Source code of charts
%%
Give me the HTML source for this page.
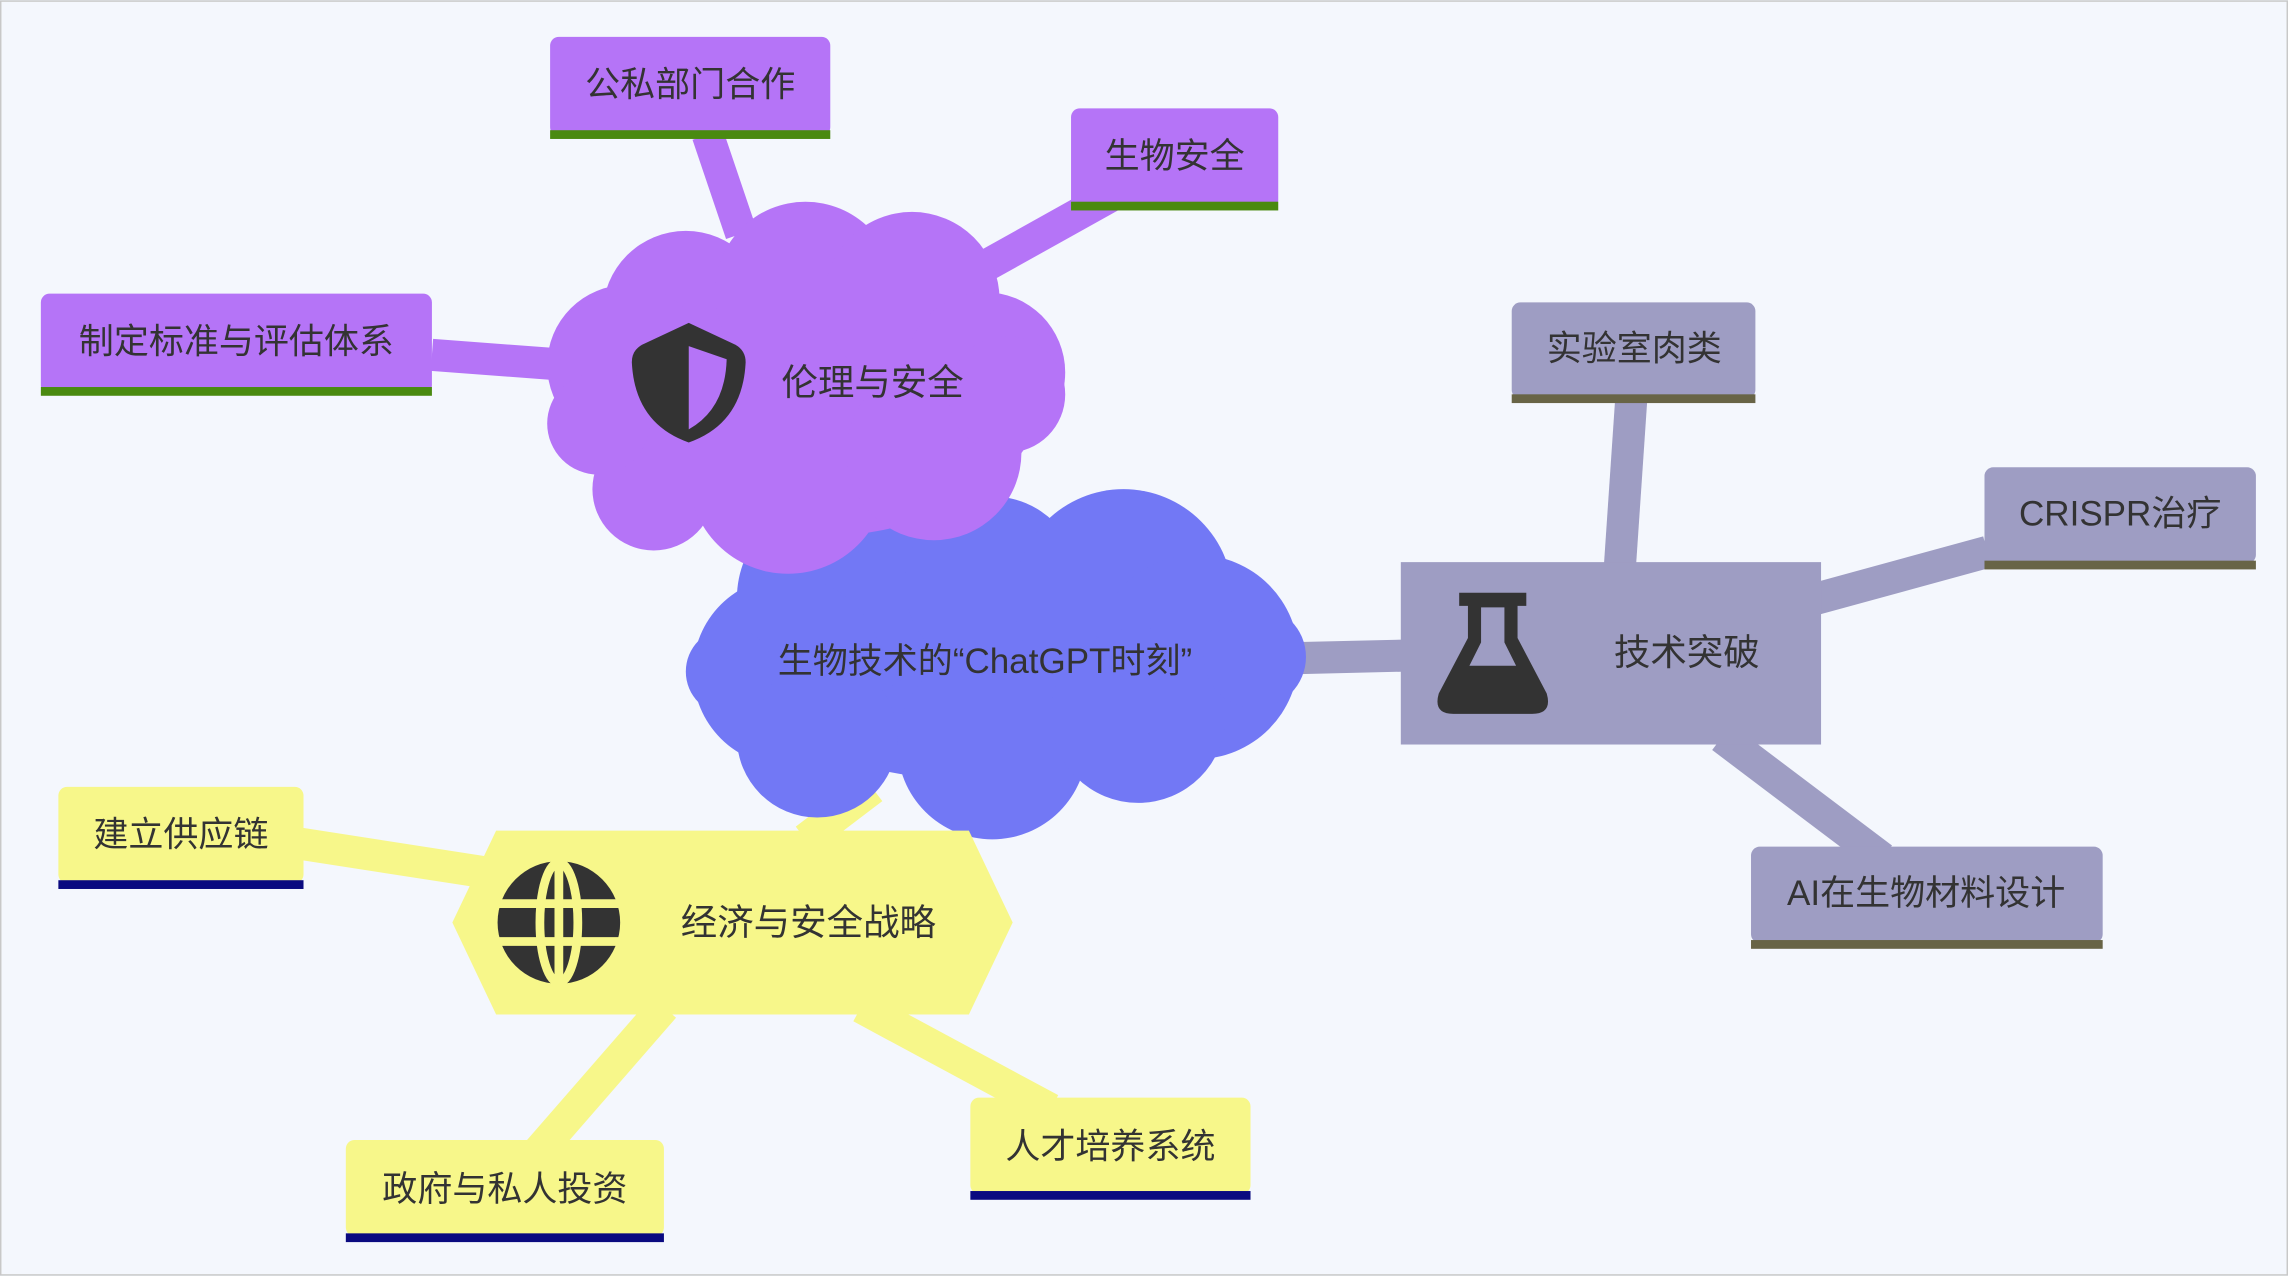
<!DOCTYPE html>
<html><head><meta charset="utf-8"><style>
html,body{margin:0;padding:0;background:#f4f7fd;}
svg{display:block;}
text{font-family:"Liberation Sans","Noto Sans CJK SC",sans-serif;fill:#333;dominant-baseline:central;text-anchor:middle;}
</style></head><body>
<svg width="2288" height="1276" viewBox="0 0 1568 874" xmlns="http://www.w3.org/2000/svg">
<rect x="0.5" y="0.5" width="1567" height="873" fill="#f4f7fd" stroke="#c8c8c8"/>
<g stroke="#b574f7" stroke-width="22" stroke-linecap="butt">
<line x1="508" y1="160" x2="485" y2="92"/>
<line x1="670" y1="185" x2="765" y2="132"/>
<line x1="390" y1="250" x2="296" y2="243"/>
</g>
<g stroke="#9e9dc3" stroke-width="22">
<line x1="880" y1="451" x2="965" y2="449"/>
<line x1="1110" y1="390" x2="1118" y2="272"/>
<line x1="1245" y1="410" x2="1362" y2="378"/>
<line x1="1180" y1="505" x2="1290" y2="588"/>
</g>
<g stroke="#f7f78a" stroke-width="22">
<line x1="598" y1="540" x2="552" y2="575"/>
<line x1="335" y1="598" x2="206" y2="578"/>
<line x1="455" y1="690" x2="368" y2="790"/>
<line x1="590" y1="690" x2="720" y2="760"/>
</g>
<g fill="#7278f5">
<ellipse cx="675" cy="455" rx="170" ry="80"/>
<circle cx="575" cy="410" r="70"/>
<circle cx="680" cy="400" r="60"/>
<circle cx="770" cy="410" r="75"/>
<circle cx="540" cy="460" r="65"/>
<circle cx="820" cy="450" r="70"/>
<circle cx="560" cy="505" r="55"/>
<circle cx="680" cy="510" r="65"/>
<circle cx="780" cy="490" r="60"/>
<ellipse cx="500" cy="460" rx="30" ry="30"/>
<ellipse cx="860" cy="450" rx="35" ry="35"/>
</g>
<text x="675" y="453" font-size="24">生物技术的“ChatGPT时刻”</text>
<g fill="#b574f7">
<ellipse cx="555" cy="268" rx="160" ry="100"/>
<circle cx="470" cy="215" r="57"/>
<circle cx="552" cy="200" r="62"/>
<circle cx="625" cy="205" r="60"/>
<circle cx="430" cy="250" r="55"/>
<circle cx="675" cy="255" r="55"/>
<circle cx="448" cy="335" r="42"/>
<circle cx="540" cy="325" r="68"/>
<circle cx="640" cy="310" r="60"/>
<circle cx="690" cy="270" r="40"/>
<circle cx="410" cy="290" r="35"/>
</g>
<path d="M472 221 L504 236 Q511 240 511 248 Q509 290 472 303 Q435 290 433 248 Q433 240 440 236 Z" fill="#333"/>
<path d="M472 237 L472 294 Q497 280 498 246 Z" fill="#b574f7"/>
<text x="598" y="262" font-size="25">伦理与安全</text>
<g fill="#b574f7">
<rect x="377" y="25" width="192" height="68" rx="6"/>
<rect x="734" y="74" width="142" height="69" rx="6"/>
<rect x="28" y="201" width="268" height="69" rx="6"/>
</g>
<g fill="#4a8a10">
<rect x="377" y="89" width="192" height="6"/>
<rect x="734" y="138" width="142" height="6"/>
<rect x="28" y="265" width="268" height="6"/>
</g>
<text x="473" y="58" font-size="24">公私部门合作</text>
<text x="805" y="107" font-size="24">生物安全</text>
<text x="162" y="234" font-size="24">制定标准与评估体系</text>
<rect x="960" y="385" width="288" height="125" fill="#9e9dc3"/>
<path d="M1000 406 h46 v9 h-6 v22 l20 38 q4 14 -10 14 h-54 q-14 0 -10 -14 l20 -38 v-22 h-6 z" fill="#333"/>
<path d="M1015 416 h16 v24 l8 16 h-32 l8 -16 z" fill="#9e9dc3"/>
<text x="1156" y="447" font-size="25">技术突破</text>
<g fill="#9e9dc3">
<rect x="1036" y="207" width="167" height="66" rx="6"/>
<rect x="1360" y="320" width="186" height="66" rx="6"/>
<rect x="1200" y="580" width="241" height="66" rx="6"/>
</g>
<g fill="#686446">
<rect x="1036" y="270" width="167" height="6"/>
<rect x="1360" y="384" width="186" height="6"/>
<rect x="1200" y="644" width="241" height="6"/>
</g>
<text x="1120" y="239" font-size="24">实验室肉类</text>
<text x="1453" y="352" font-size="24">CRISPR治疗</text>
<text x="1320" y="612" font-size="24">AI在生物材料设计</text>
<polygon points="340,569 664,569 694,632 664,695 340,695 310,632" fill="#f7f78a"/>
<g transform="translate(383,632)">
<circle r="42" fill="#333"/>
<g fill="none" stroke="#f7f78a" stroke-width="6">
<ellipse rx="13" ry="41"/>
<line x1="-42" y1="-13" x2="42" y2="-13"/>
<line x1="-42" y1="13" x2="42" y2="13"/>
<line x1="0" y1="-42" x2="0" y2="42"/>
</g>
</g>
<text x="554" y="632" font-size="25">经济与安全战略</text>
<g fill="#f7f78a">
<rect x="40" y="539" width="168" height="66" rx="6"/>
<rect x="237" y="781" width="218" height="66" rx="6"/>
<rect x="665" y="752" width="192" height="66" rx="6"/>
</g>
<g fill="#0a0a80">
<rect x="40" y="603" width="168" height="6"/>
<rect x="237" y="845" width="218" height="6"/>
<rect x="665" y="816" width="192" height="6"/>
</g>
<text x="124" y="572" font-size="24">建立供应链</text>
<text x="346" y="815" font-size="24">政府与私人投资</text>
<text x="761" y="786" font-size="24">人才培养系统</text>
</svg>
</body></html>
%%
%%
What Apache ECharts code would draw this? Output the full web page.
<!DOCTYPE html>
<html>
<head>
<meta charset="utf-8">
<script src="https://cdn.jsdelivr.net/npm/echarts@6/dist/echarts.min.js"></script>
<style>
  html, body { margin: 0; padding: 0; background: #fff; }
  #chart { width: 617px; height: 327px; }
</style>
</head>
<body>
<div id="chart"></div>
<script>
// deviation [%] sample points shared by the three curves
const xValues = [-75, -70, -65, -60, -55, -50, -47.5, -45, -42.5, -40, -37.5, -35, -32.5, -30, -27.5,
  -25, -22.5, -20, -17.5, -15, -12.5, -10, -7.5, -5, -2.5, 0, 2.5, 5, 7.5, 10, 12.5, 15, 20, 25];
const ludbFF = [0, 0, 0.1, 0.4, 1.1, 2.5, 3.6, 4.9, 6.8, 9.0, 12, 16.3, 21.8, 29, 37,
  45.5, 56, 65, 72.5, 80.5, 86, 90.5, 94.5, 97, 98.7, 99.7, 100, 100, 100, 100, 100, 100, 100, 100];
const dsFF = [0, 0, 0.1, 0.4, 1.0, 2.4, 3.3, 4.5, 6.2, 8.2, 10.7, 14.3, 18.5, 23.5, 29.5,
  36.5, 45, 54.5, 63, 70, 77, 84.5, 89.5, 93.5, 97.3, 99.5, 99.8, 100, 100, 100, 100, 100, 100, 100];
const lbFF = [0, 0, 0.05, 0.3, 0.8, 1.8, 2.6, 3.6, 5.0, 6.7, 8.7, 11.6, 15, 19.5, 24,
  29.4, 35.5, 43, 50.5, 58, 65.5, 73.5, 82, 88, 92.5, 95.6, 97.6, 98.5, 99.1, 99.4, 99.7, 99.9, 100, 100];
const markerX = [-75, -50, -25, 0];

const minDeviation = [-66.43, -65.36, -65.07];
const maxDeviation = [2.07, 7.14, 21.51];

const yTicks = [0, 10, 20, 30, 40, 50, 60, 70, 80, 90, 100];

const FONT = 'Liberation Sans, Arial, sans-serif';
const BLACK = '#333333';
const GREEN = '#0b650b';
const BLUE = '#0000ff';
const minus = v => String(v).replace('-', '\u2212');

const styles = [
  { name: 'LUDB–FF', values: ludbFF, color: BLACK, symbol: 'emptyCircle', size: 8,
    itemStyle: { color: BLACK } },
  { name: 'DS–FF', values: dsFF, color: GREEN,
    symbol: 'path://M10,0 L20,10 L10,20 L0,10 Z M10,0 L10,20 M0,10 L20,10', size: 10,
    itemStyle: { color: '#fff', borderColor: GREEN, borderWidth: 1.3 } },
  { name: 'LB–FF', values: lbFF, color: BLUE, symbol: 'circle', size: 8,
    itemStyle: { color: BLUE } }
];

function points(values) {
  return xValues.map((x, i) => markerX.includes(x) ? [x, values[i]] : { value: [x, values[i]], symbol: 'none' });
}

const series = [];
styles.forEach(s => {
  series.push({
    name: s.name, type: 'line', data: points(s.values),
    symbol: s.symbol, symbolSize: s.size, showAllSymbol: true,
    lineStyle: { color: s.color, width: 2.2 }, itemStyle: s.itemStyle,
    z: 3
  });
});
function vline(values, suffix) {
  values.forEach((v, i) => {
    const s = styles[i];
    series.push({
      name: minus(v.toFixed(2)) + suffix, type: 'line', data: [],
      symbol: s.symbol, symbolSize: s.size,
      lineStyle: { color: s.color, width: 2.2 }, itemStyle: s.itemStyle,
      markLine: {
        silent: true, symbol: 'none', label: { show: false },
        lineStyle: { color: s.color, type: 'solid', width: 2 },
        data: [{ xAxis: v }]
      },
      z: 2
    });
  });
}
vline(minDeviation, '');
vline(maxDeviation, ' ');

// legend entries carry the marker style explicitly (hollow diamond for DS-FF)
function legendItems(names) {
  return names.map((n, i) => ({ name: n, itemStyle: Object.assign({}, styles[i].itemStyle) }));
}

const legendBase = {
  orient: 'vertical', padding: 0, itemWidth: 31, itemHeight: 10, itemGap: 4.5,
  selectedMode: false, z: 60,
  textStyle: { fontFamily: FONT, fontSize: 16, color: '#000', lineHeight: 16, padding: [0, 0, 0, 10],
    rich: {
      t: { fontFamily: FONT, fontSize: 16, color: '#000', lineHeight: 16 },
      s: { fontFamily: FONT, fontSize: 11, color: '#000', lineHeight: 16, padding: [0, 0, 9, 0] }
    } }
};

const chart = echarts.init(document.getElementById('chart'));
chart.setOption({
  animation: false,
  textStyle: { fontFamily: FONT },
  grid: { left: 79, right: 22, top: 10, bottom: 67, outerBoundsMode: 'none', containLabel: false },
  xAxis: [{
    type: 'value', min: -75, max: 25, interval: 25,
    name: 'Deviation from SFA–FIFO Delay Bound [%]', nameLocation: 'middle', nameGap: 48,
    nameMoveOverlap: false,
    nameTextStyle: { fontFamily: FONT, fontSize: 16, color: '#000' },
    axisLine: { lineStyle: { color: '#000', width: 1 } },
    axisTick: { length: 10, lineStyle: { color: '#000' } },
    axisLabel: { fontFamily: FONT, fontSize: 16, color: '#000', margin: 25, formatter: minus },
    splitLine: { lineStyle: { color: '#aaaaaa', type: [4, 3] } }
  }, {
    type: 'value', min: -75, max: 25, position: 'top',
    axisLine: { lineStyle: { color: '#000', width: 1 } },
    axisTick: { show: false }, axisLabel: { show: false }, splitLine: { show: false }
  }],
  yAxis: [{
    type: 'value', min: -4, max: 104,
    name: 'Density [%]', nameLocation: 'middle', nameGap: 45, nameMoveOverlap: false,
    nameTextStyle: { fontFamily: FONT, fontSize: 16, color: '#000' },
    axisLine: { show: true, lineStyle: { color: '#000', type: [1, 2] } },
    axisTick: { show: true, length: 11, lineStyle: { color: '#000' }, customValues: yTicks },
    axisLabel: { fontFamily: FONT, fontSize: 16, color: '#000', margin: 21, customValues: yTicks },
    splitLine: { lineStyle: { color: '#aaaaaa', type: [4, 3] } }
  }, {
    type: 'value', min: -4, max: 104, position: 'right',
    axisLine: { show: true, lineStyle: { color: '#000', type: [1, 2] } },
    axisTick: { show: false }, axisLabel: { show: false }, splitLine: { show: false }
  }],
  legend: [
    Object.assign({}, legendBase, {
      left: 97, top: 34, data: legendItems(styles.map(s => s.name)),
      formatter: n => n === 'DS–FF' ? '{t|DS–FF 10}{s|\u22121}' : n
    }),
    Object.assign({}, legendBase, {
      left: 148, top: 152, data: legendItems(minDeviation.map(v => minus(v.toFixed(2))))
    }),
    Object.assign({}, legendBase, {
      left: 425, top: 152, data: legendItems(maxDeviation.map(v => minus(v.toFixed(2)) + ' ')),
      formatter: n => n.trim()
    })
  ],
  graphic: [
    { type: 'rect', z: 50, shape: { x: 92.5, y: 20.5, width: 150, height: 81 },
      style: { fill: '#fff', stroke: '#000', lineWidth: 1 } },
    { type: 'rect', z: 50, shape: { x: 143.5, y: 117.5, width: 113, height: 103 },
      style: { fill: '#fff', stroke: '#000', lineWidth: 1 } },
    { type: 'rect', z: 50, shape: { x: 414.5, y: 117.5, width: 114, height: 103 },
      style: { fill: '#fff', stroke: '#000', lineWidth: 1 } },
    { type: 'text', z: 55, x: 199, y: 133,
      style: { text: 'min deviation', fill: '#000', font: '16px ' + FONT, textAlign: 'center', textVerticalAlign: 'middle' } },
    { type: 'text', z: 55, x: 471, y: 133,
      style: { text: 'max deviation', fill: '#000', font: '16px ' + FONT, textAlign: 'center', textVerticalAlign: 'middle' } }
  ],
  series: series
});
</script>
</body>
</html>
%%
Copy each line above where the string "this" occurs.

Give me the HTML source for this page.
What Apache ECharts code would draw this? Output the full web page.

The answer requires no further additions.